Lie, Deny, Defy -- Then Denzel Washington Could No Longer Could Fly

One of the blessings of my retirement is I can do pretty much whatever I want. Like yesterday, I watched a movie called Flight   (https://en.wikipedia.org/wiki/Flight_(2012_film)#Plot). I didn't know it was a movie about addiction until I watched it. If you haven't seen it, do. It will make your day.

Denzel Washington is a pilot who heroically saves his commercial flight from crashing. Only six died instead of everyone. What the viewer knows
and what a few around Denzel know is he drank vodka before and during the flight.

He is hospitalized, and while there tests positive for alcohol. The results get squelched. When he is well, he visits a flight attendant who was once his friend, and his copilot who was paralyzed in the crash landing, and sweet talks them out of testifying against him.

He finds a new girlfriend, a recovering heroin addict. She convinces him to attend an A.A. meeting with her. When the speaker talks about how he used to lie, Denzel's conscience leads him to walk out. His continuing substance abuse later leads her to walk out on him.

I hate to ruin the ending, but it isn't the ending that makes this movie so good. It's the coverups, the denials, the lies, the enablers that are familiar to many of us. The night before his NTSB hearing, Denzel, despite a guard posted outside his hotel room, gets his hands on some hooch, wrecks his room, and wakes to that too-familiar daze. His union advocates "sober" him up with cocaine, and he makes it to the hearing. The lying continues until, just as it appears he will be exonerated due to a lack of evidence, the lies stop. At last, he admits he has a drinking problem. He confesses he was drunk when the plane crashed.

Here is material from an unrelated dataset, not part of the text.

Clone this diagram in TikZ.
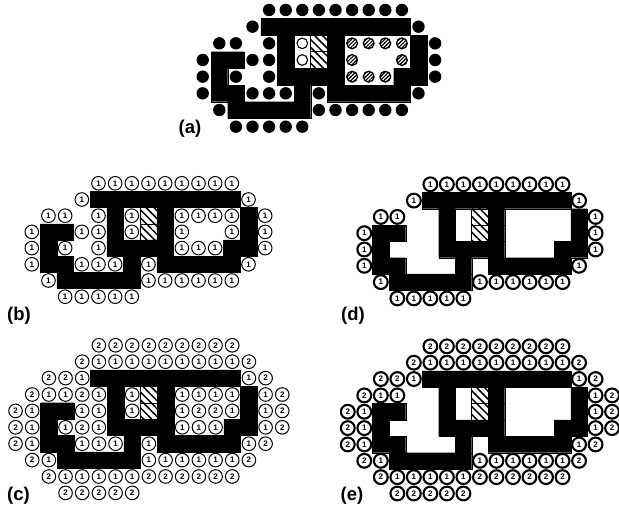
\documentclass[tikz,border=0pt]{standalone}
\usepackage{fontspec}
\setmainfont{Liberation Sans}
\usetikzlibrary{patterns.meta}
\newcommand{\wallcells}{1/4/12,2/5/5,2/8/8,2/13/13,3/1/2,3/5/5,3/8/8,3/13/13,4/1/1,4/5/8,4/12/13,5/1/2,5/6/6,5/8/12,6/2/6}
\newcommand{\hatchcells}{7/2,7/3}
\newcommand{\nichecells}{6/2,6/3}
\newcommand{\poolcells}{4/2,3/3,4/3,2/4,4/4,3/5,4/5,5/5,7/5}
\newcommand{\roomcells}{9/2,10/2,11/2,12/2,9/3,12/3,9/4,10/4,11/4}
\newcommand{\firstring}{4/0,5/0,6/0,7/0,8/0,9/0,10/0,11/0,12/0,3/1,13/1,1/2,2/2,14/2,0/3,14/3,0/4,14/4,0/5,13/5,1/6,7/6,8/6,9/6,10/6,11/6,12/6,2/7,3/7,4/7,5/7,6/7}
\newcommand{\secondring}{4/-1,5/-1,6/-1,7/-1,8/-1,9/-1,10/-1,11/-1,12/-1,3/0,13/0,1/1,2/1,14/1,0/2,15/2,-1/3,15/3,-1/4,15/4,-1/5,14/5,0/6,13/6,1/7,7/7,8/7,9/7,10/7,11/7,12/7,2/8,3/8,4/8,5/8,6/8}
\newcommand{\drawplan}{%
\path[fill=black,draw=black,line width=.2pt] foreach \r/\a/\b in \wallcells {(\a-.5,\r-.5) rectangle (\b+.5,\r+.5)};
\foreach \c/\r in \hatchcells {\path[hatchcell] (\c-.5,\r-.5) rectangle (\c+.5,\r+.5);}
}
\tikzset{
hatchcell/.style={draw=black,line width=.4pt,pattern={Lines[angle=-45,distance=5.6pt,line width=1.5pt]},pattern color=black},
dotcell/.style={circle,fill=black,inner sep=0pt,minimum size=12.4pt},
nichecell/.style={circle,draw=black,line width=1.1pt,fill=white,inner sep=0pt,minimum size=10.6pt},
roomcell/.style={circle,draw=black,line width=1.3pt,inner sep=0pt,minimum size=10.8pt,pattern={Lines[angle=45,distance=2.6pt,line width=1.15pt]}},
thincell/.style={circle,draw=black,line width=1pt,fill=white,inner sep=0pt,minimum size=13.6pt,font=\fontsize{8}{8}\selectfont\bfseries},
thickcell/.style={circle,draw=black,line width=2.1pt,fill=white,inner sep=0pt,minimum size=13.8pt,font=\fontsize{8}{8}\selectfont\bfseries},
panellabel/.style={font=\fontsize{18.5}{18.5}\selectfont\bfseries,inner sep=0pt}
}
\begin{document}
\begin{tikzpicture}[x=1pt,y=-1pt]
\useasboundingbox (0,0) rectangle (619,505);
% panel a
\begin{scope}[shift={(202.7,10)},x=16.6pt,y=-16.67pt]
\drawplan
\foreach \c/\r in \firstring {\node[dotcell] (a-\c-\r) at (\c,\r) {};}
\foreach \c/\r in \poolcells {\node[dotcell] (a-\c-\r) at (\c,\r) {};}
\foreach \c/\r in \nichecells {\node[nichecell] (a-\c-\r) at (\c,\r) {};}
\foreach \c/\r in \roomcells {\node[roomcell] (a-\c-\r) at (\c,\r) {};}
\end{scope}
\node[panellabel] (labela) at (190,128.7) {(a)};
% panel b
\begin{scope}[shift={(31.8,183.3)},x=16.67pt,y=-16.2pt]
\drawplan
\foreach \c/\r in \firstring {\node[thincell] (b-\c-\r) at (\c,\r) {1};}
\foreach \c/\r in \poolcells {\node[thincell] (b-\c-\r) at (\c,\r) {1};}
\foreach \c/\r in \nichecells {\node[thincell] (b-\c-\r) at (\c,\r) {1};}
\foreach \c/\r in \roomcells {\node[thincell] (b-\c-\r) at (\c,\r) {1};}
\end{scope}
\node[panellabel] (labelb) at (19,315.5) {(b)};
% panel d
\begin{scope}[shift={(364.3,184.3)},x=16.52pt,y=-16.3pt]
\drawplan
\foreach \c/\r in \firstring {\node[thickcell] (d-\c-\r) at (\c,\r) {1};}
\end{scope}
\node[panellabel] (labeld) at (353,316) {(d)};
% panel c
\begin{scope}[shift={(32.2,361.7)},x=16.67pt,y=-16.4pt]
\drawplan
\foreach \c/\r in \firstring {\node[thincell] (c-\c-\r) at (\c,\r) {1};}
\foreach \c/\r in \secondring {\node[thincell] (c-\c-\r) at (\c,\r) {2};}
\foreach \c/\r in \poolcells {\node[thincell] (c-\c-\r) at (\c,\r) {1};}
\foreach \c/\r in \nichecells {\node[thincell] (c-\c-\r) at (\c,\r) {1};}
\foreach \c/\r in \roomcells {\node[thincell] (c-\c-\r) at (\c,\r) {1};}
\foreach \c/\r in {3/2,3/4,10/3,11/3} {\node[thincell] (c-\c-\r) at (\c,\r) {2};}
\end{scope}
\node[panellabel] (labelc) at (18.5,495.5) {(c)};
% panel e
\begin{scope}[shift={(364.3,362.7)},x=16.52pt,y=-16.35pt]
\drawplan
\foreach \c/\r in \firstring {\node[thickcell] (e-\c-\r) at (\c,\r) {1};}
\foreach \c/\r in \secondring {\node[thickcell] (e-\c-\r) at (\c,\r) {2};}
\end{scope}
\node[panellabel] (labele) at (352,496) {(e)};
\end{tikzpicture}
\end{document}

Denzel goes to prison, and we glimpse the A.A. Promises taking effect on him. He delivers a moving speech to his fellow inmates. I will transcribe it from the movie because the message is so worthwhile:

"That was it. I was finished. I was done. It was as if I had reached my life-long limit of lies. I could not tell one more lie. Maybe I'm a sucker, cos if I had told just one more lie I could've walked away from all that mess, kept my wings, kept my false sense of pride. And more importantly, I could've avoided being locked up here with all you (pause) nice folks for the last 13 months....

"I've had a lot of time to think about it -- all of it.... I wrote letters to each of the families that lost loved ones. (Step 9) Some of them were able to hear my apology. Some of them never will.

"I also apologize to all the people who tried to help me along the way, but I couldn't or wouldn't listen. People like my wife -- my ex-wife -- and, uh, my son.... But at least I'm sober. I thank God for that. I'm grateful for that.

"And this is going to sound real stupid coming from a man who is locked up in prison. But for the first time in my life, I'm free."